I picked up my nephew at one of the tea estates en route. With my wife, two children, and sister, who was visiting us, we set off in my personal Ambassador car. I was in uniform. Traffic up to Guwahati was thin but we kept driving. Around 8am, some young men stopped us at a barrier they had raised. They said that we ought to know it was Assam Bandh from 8am to 8pm, and we could go no further. I flashed my armed forces identity card and told them I was proceeding on duty. It did not impress them and they told me to pull over.
They had instructions not to let any vehicle pass. When I was pleading with the man who seemed to be in command, five to six people surrounded our car to ensure that I did not drive off. We couldn’t be stranded until night with children and women; the thought was distressing. I had no time to discuss with my family what to do.

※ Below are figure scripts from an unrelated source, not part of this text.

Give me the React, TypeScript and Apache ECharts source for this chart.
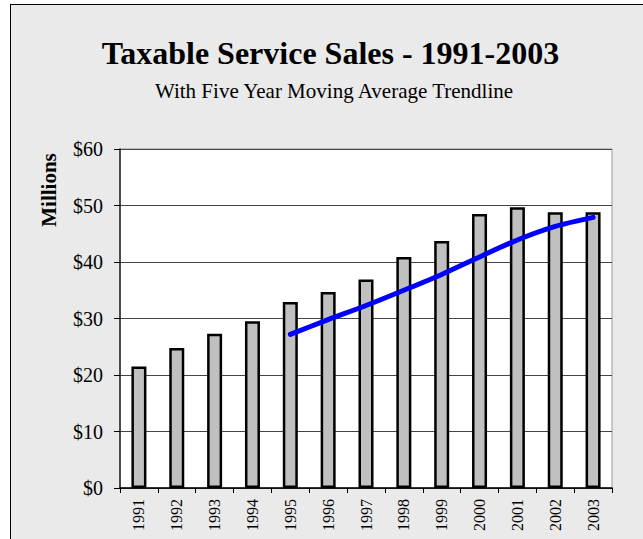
import React, { useEffect, useRef } from "react";
import * as echarts from "echarts";

const years = ["1991", "1992", "1993", "1994", "1995", "1996", "1997", "1998", "1999", "2000", "2001", "2002", "2003"];
const sales = [21.5, 24.8, 27.3, 29.5, 32.9, 34.7, 36.9, 40.9, 43.7, 48.5, 49.7, 48.8, 48.8];
const movingAvg = [null, null, null, null, 27.2, 29.8, 32.3, 35.0, 37.8, 40.9, 43.9, 46.3, 47.9];
const titleText = "Taxable Service Sales - 1991-2003";
const subtitleText = "With Five Year Moving Average Trendline";
const yAxisTitle = "Millions";

const SERIF = "'Liberation Serif', 'Times New Roman', serif";

export default function App() {
  const ref = useRef<HTMLDivElement>(null);
  useEffect(() => {
    if (!ref.current) return;
    const chart = echarts.init(ref.current, null, { renderer: "svg" });
    chart.setOption({
      animation: false,
      backgroundColor: "transparent",
      grid: {
        left: 120,
        top: 149,
        right: 31,
        bottom: 51,
        show: true,
        backgroundColor: "#ffffff",
        borderColor: "#999999",
        borderWidth: 1,
      },
      graphic: [
        {
          type: "text",
          x: 330.5,
          y: 53,
          style: {
            text: titleText,
            font: `bold 32px ${SERIF}`,
            fill: "#000",
            textAlign: "center",
            textVerticalAlign: "middle",
          },
        },
        {
          type: "text",
          x: 334,
          y: 91,
          style: {
            text: subtitleText,
            font: `21px ${SERIF}`,
            fill: "#000",
            textAlign: "center",
            textVerticalAlign: "middle",
          },
        },
        {
          type: "text",
          x: 49,
          y: 190,
          rotation: Math.PI / 2,
          style: {
            text: yAxisTitle,
            font: `bold 21px ${SERIF}`,
            fill: "#000",
            textAlign: "center",
            textVerticalAlign: "middle",
          },
        },
      ],
      xAxis: {
        type: "category",
        data: years,
        axisLine: { show: true, lineStyle: { color: "#000", width: 1.5 } },
        axisTick: { show: true, inside: false, length: 5, lineStyle: { color: "#000" } },
        axisLabel: {
          rotate: 90,
          margin: 11,
          fontFamily: SERIF,
          fontSize: 16,
          color: "#000",
        },
        splitLine: { show: false },
      },
      yAxis: {
        type: "value",
        min: 0,
        max: 60,
        interval: 10,
        axisLine: { show: true, lineStyle: { color: "#222", width: 1.5 } },
        axisTick: { show: true, inside: false, length: 6, lineStyle: { color: "#000" } },
        axisLabel: {
          margin: 17,
          fontFamily: SERIF,
          fontSize: 20,
          color: "#000",
          formatter: (v: number) => `$${v}`,
        },
        splitLine: { show: true, lineStyle: { color: "#444", width: 1 } },
      },
      series: [
        {
          type: "bar",
          data: sales,
          barWidth: 15,
          itemStyle: { color: "#c0c0c0", borderColor: "#000", borderWidth: 2.5 },
          z: 2,
        },
        {
          type: "line",
          data: movingAvg,
          smooth: 0.3,
          showSymbol: false,
          symbol: "none",
          lineStyle: { color: "#0000ff", width: 5, cap: "round", join: "round" },
          z: 3,
        },
      ],
    });
    return () => chart.dispose();
  }, []);

  return (
    <div style={{ position: "fixed", left: 0, top: 0, width: 643, height: 539, background: "#fff", overflow: "hidden" }}>
      <div
        style={{
          position: "absolute",
          left: 10,
          top: 4,
          width: 640,
          height: 600,
          border: "1px solid #000",
          background: "#eaeaea",
          boxSizing: "border-box",
        }}
      />
      <div ref={ref} style={{ position: "absolute", left: 0, top: 0, width: 643, height: 539 }} />
    </div>
  );
}
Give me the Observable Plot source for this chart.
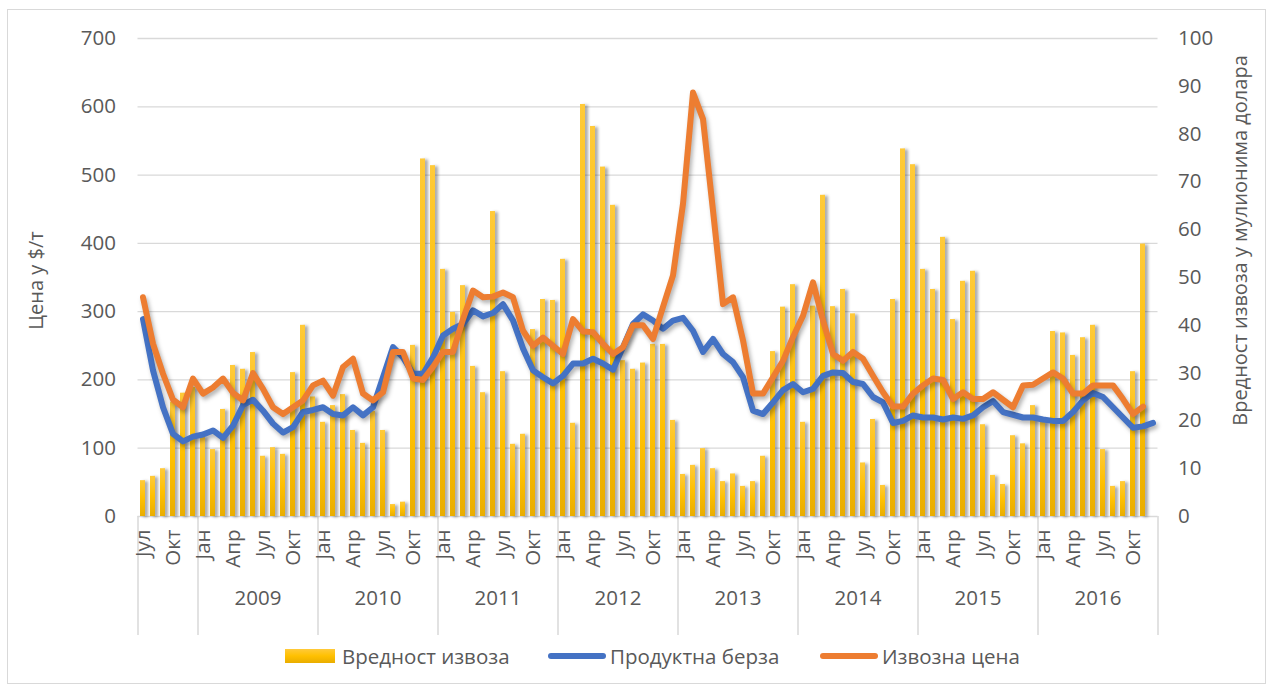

I took a split second to tell the protesters that I’d do as directed, and so they should let me move my car from middle of the road to the left. The men in front got aside and I turned the car to the left slightly for a few feet and then took the Ambassador as fast as it could go. We could hear the shouting men running after us. Half an hour later, we hit another barricade. Here again, I was questioned how I was out in a bandh. I pulled a fast one on them and told them that since I was on duty, their own people at the last cordon had allowed us through.
So, we reached Chabua. At my unit, I shared the incident with the officer in charge, and he told me: “Sir, you made a blunder. These men even fire at people, and they must have noted your car number to catch you on your way back.” On the return journey, he sent a police team along to escort my car though the dangerous area.
Another time, as an aide-de-camp accompanying my boss, an air marshal, and his wife aboard an Avro, I took off from the Palam airport in Delhi. The aircraft was still ascending. The boss and his wife were sitting facing each other across a table in the VIP-configured carrier, and I had taken a sofa by their side. Suddenly, we heard a bang and felt a strong gush of wind. The rear door had opened and, in a few seconds, detached and flown away. We grabbed our seats and the table to save ourselves from being sucked out. It was a blessing that we had not gained much altitude. Soon, a steward came over to tell us the aircraft was descending and now there was nothing to worry. My entire life and the faces of my family had flashed before my eyes, and the air marshal’s wife said she had been thinking in those minutes about her son, who was only 6 (they had married late).
We landed safely but it was a close shave, second time when the Almighty protected me.